UAE banks are projected to set a new record in their performance this year as they take advantage of new mega projects and the launching of the GCC common market, experts said on Monday.
The country’s 22 national banks and 27 foreign lenders are expected to have netted in the excess of Dh24 billion last year as they went on a lending spree to quench the growing appetite of the local market for funds needed to cover massive projects in construction and other sectors, soaring trade, and expanding services. The banks’ lending activity could even gain momentum this year as the UAE is pushing ahead with giant projects exceeding $500 billion (Dh1,836bn) in five years, its trade is rapidly growing and the non-oil sector is making big leaps.
Other factors that will keep the banks in high gear in 2008 are their intensified plans to diversify investments and the enforcement of the common market in the six-nation Gulf Co-operation Council (GCC). “Since the UAE economy is expected to record high growth again this year, it is natural that our banks match that growth,” a UAE Central Bank source said. “You can say 2008 will be a better, if not the best, year for the UAE banks.”
Experts expect the net profit of the 49 banks to swell by between 10 per cent and 15 per cent in 2008 – this means the earnings could soar above Dh27bn, almost equivalent to their combined profit of Dh27.7bn during 2004 -05.
“Certainly, UAE banks will perform better this year because the economy is expected to maintain its growth momentum and there is a strong demand for loans,” said Mohammed Asumi, a well-known Gulf economist.

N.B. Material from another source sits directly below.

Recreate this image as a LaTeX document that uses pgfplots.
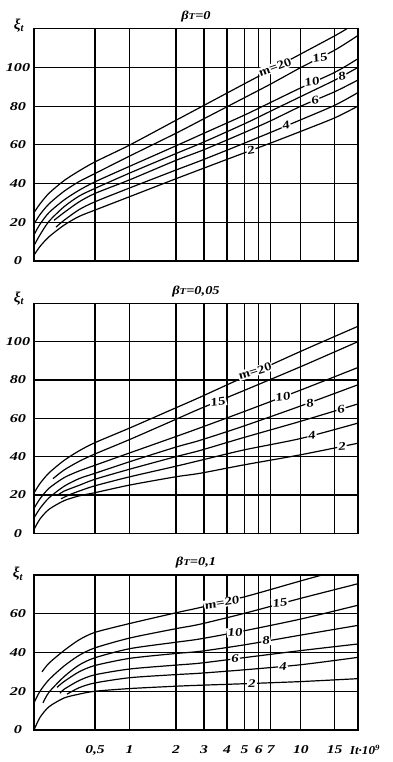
\documentclass[border=0pt]{standalone}
\usepackage{fontspec}
\setmainfont{Liberation Serif}
\usepackage{pgfplots}
\pgfplotsset{compat=1.18}
\newcommand\tf{\fontsize{12}{13}\selectfont\bfseries\itshape}
\newcommand\lf{\fontsize{11.5}{12}\selectfont\bfseries\itshape}
\newcommand\bT[1]{β{\fontsize{9}{9}\selectfont T}=#1}
\tikzset{lab/.style={fill=white, inner sep=0.8pt, font=\lf, xscale=1.3}}
\pgfplotsset{
  panel/.style={
    scale only axis, width=324pt, xmin=0, xmax=324, ymin=0,
    axis line style={line width=1.5pt},
    grid=major, grid style={black, line width=1.2pt},
    xtick={61,95.5,142,170,193,210.5,224.7,236.7,266.8,300.7},
    major tick length=0pt,
    xticklabels={},
    ytick={0,20,...,100},
    /pgf/number format/assume math mode=true,
    yticklabel style={anchor=center, xshift=-16pt, font=\tf, xscale=1.35},
    title style={at={(0.5,1)}, anchor=center, yshift=6pt, font=\tf, xscale=1.2},
    every axis plot post/.append style={black, solid, line width=1.2pt, smooth, tension=0.45, mark=none},
    clip=true,
  },
}
\begin{document}
\begin{tikzpicture}
\useasboundingbox (0pt,0pt) rectangle (392pt,762pt);
% ---------------- top panel
\begin{axis}[panel, name=A1, at={(34pt,501pt)}, anchor=south west, height=232.3pt, ymax=120, title={\bT{0}}]
\addplot coordinates {(0,25)(6,29.5)(15,35)(30,41.5)(45,46.5)(61,51.2)(96,60)(142,72.7)(170,80.4)(211,91.7)(237,98.8)(267,107)(301,116.4)(313,120)};
\addplot coordinates {(0,19)(6,24)(15,29.5)(30,36)(45,41)(61,45.2)(96,54.3)(142,66)(170,73.5)(211,84.5)(237,91.5)(267,100)(301,109)(324,116.5)};
\addplot coordinates {(0,13.5)(6,19)(15,25)(30,31.5)(45,36.5)(61,40.9)(96,49)(142,59.5)(170,66)(211,75.5)(237,82)(267,89.5)(301,97.5)(324,104.5)};
\addplot coordinates {(0,8)(6,13.5)(15,20.5)(30,28)(45,33.5)(61,37.5)(96,45.5)(142,55.5)(170,61.5)(211,71)(237,77.5)(267,85)(301,93.5)(324,100)};
\addplot coordinates {(20,21)(30,25)(45,30.5)(61,34.9)(96,42)(142,52)(170,57.5)(211,66.5)(237,72.5)(267,80)(301,87.5)(324,93.5)};
\addplot coordinates {(22,17.5)(30,21)(45,26.5)(61,30.6)(96,37.8)(142,47)(170,52.5)(211,61)(237,66.5)(267,73)(301,80.5)(324,87)};
\addplot coordinates {(0,3)(6,7.5)(15,12.5)(30,18.5)(45,23)(61,26.3)(96,33.3)(142,42.5)(170,48)(211,56)(237,61)(267,67)(301,74)(324,80)};
\node[lab, rotate=25] at (241,100) {m=20};
\node[lab, rotate=12] at (286,105) {15};
\node[lab, rotate=12] at (278,92.5) {10};
\node[lab, rotate=12] at (308,95.5) {8};
\node[lab, rotate=12] at (281,83) {6};
\node[lab, rotate=12] at (252,70) {4};
\node[lab, rotate=12] at (217,57.2) {2};
\end{axis}
% ---------------- middle panel
\begin{axis}[panel, name=A2, at={(34pt,228.7pt)}, anchor=south west, height=230pt, ymax=120, title={\bT{0,05}}]
\addplot coordinates {(0,21)(6,26)(15,31.5)(30,38)(45,43)(61,47.3)(96,55)(142,65.5)(166,71)(210,81.5)(267,95)(324,108)};
\addplot coordinates {(19,28.5)(30,33)(45,37.5)(61,41.4)(96,49)(142,59.5)(166,65)(210,74.5)(267,87)(324,100)};
\addplot coordinates {(0,13)(6,18)(15,23.5)(30,29)(45,32.5)(61,35.5)(96,42)(142,50.5)(166,55)(210,63.5)(267,74.8)(324,86.5)};
\addplot coordinates {(0,8)(6,13)(15,18.5)(30,24.5)(45,28.5)(61,31.3)(96,37.4)(142,45)(166,48.5)(210,56)(267,66.5)(324,77.5)};
\addplot coordinates {(24,20)(30,22)(45,25)(61,28.2)(96,33.5)(142,40)(166,43.2)(210,50)(267,58.5)(324,67.5)};
\addplot coordinates {(27,18)(35,20)(45,22)(61,24.8)(96,29.5)(142,35)(166,38)(210,43.5)(267,49.5)(324,57.5)};
\addplot coordinates {(0,2)(6,7.5)(15,12.5)(30,17)(45,19.5)(61,21.2)(96,25.2)(142,29.5)(166,31.3)(210,35.7)(267,41)(324,47)};
\node[lab, rotate=22] at (221,84.5) {m=20};
\node[lab, rotate=10] at (184,68.7) {15};
\node[lab, rotate=10] at (249,71.2) {10};
\node[lab, rotate=10] at (276,68) {8};
\node[lab, rotate=10] at (307,64.8) {6};
\node[lab, rotate=8] at (278,51) {4};
\node[lab, rotate=6] at (308,45.2) {2};
\end{axis}
% ---------------- bottom panel
\begin{axis}[panel, name=A3, at={(34pt,32pt)}, anchor=south west, height=155pt, ymax=80, ytick={0,20,40,60},
  title={\bT{0,1}},
  xticklabels={{0,5},1,2,3,4,5,6,7,10,15},
  xticklabel style={anchor=center, yshift=-20pt, font=\tf, xscale=1.3}]
\addplot coordinates {(8,30)(15,34.5)(30,41)(45,46.5)(61,50.4)(96,55)(142,60.5)(166,63.2)(211,68.8)(267,77)(288,80)};
\addplot coordinates {(0,14)(6,20)(15,26)(30,33)(45,38.5)(61,42.4)(96,47.5)(142,52.3)(166,54.6)(211,60.3)(267,68)(324,75.5)};
\addplot coordinates {(9,14)(15,19.5)(30,27.5)(45,33.5)(61,37.3)(96,42)(142,45.3)(166,47)(211,51.3)(267,57.3)(324,64.4)};
\addplot coordinates {(23,22)(30,25)(45,30)(61,33.3)(96,37)(142,39.5)(166,40.6)(211,44)(267,49)(324,54)};
\addplot coordinates {(26,19)(30,21)(45,25.5)(61,28.5)(96,31.5)(142,33.5)(166,34.5)(211,37.4)(267,41)(324,44.4)};
\addplot coordinates {(33,18.5)(45,21.8)(61,24.3)(96,27)(142,28.6)(166,29.3)(211,31.1)(267,33.7)(324,37.5)};
\addplot coordinates {(0,0)(6,6.5)(15,12)(30,16.5)(45,18.5)(61,20)(96,21.4)(142,22.6)(166,23.1)(211,23.9)(267,25)(324,26.5)};
\node[lab, rotate=12] at (188,65.8) {m=20};
\node[lab, rotate=8] at (246,65.6) {15};
\node[lab, rotate=6] at (201,50.4) {10};
\node[lab, rotate=6] at (232,46) {8};
\node[lab, rotate=4] at (201,36.8) {6};
\node[lab, rotate=4] at (249,32.7) {4};
\node[lab, rotate=2] at (218,24) {2};
\end{axis}
\node[font=\fontsize{15}{15}\selectfont\bfseries\itshape] at ([xshift=-15pt, yshift=3pt]A1.north west) {ξ\textsubscript{t}};
\node[font=\fontsize{15}{15}\selectfont\bfseries\itshape] at ([xshift=-15pt, yshift=5pt]A2.north west) {ξ\textsubscript{t}};
\node[font=\fontsize{15}{15}\selectfont\bfseries\itshape] at ([xshift=-16pt, yshift=1pt]A3.north west) {ξ\textsubscript{t}};
\node[font=\tf, xscale=1.1] at ([xshift=7pt, yshift=-20pt]A3.south east) {It·10\textsuperscript{9}};
\end{tikzpicture}
\end{document}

“There are a lot of large projects under way or to be carried out by both the public and private sectors. There is also rapid and steady growth in most non-oil sectors, mainly construction and trade. Another important factor is that the US sub-prime crisis has had little impact, if any, on the banking sector.” The UAE has emerged as one of the fastest growing economies in the Middle East over the past five years while its non-oil GDP recorded the largest leaps in the region, surging by between 10 per cent and 12 per cent between 2003 and 2007.
Trade was one of the main beneficiaries of that growth, jumping by an average 12 per cent during that period. In 2007, UAE’s exports of goods and services were expected to have climbed to a record $171.3bn and imports peaked at nearly $149.1bn, the highest in the Arab world.
Citing UAE Government estimates, the National Bank of Kuwait (NBK) last week said an estimated $500bn is expected to be spent in the next five years on more than 400 projects in the Emirates. Around 400 ventures worth over $110bn were also under way, according to NBK.
“All bankers expect 2008 to be better than 2007. You can say there will be an extended boom in the banking sector this year and the main reason is an expected surge in credits, which are a major source of income for all banks,” said Ziad Dabbas, sharedealing director at the National Bank of Abu Dhabi.
“The profit will grow by between 10 per cent and 15 per cent this year over 2007.”
Central Bank figures showed banks’ credits leapt to a record Dh645bn at the end of last September from around Dh598bn at the end of 2006. Bankers expect the figure to have exceeded Dh670bn at the end of 2007 and swell far above Dh700bn at the end of 2008.